We have developed some family traditions of our own, like spending a few days in İstanbul during the season, so he can pray in some of the wonderful mosques there. If at all possible, we attend one iftar at the public facilities at Beyazit Camii, where the lovely manager offers a simple iftar to anyone who would like to join him. This year he even sat at our little table under the grape arbor, sharing the meal and calling us his honored guests. We also go for the best beans in the world (honestly) served to the thousand or so guests that gather outside Suleymaniye Camii, where the joint celebration of a crowd provides a huge contrast to the 20 or so present at Beyazit Camii. Both these İstanbul experiences have enriched our Ramadan experience for several years now; the intimate quiet of a simple meal and the joyous, simultaneous eating of a thousand dates, different expressions of the same feeling.

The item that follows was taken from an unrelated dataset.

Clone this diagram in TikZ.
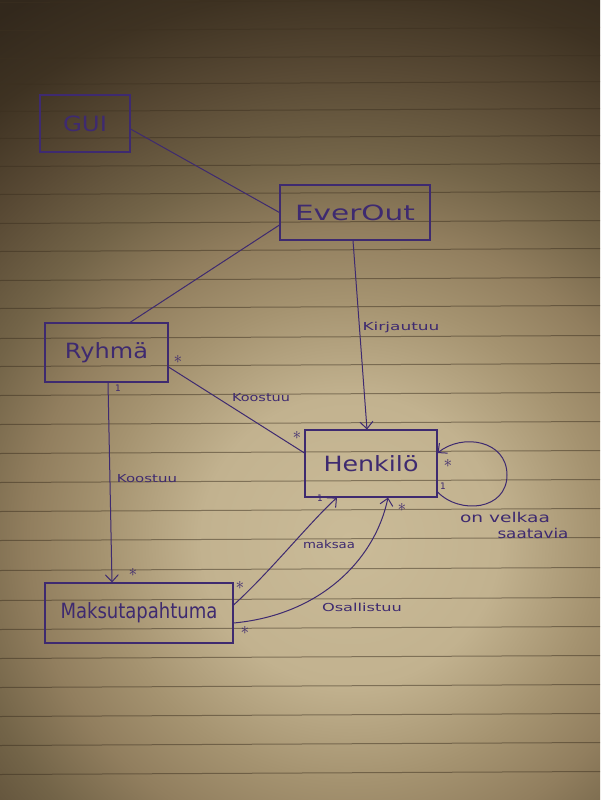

Iftars at our families' homes add another layer of meaning and color to iftar. Whether gathered with brothers and their wives and children on a rooftop terrace, watching the sun set and waiting for the imam's call, or sitting around a table on the living room floor, the anticipation and sharing just keeps regenerating, along with the sense of accomplishment of one more day of doing the will of Allah. My sisters-in-law don't intimidate any more with their incredible spread of humble but tasty dishes -- I just enjoy the meal. Typically, we have “simple” dinners of dates, water and soda, home-made soup, rice, bread, salad, either beans and meat or chickpeas and meat and chicken cooked in various ways. We eat three times as much at their houses, for some reason! And this year, we have added a new touch to our Ramadan: the boat iftar! Recently we had a picnic iftar, complete with water, dates and hot tea, with a friend on our little fishing boat. Another night, just Lute and I enjoyed breaking his fast about 75 meters offshore, along with the employees of the mayor of Gebze and their families, brought together at a seaside outdoor restaurant to break the fast with their co-workers and boss and cool off a little from the Gebze heat. It was fun to listen to the speeches and well-wishing whilst eating our dinner on the darkening sea.
And so, almost without realizing it, we have gone in a few short years from a little family who “managed” Ramadan to one that works in (almost) complete harmony to focus on the rituals and see that each supports the other during this holiest of months in Islam. Hopefully next year will be even more satisfying than most. To all of you we wish “Hayırlı Bayramlar”!
*Elsie is a non-Muslim living with her Muslim husband in Turkey.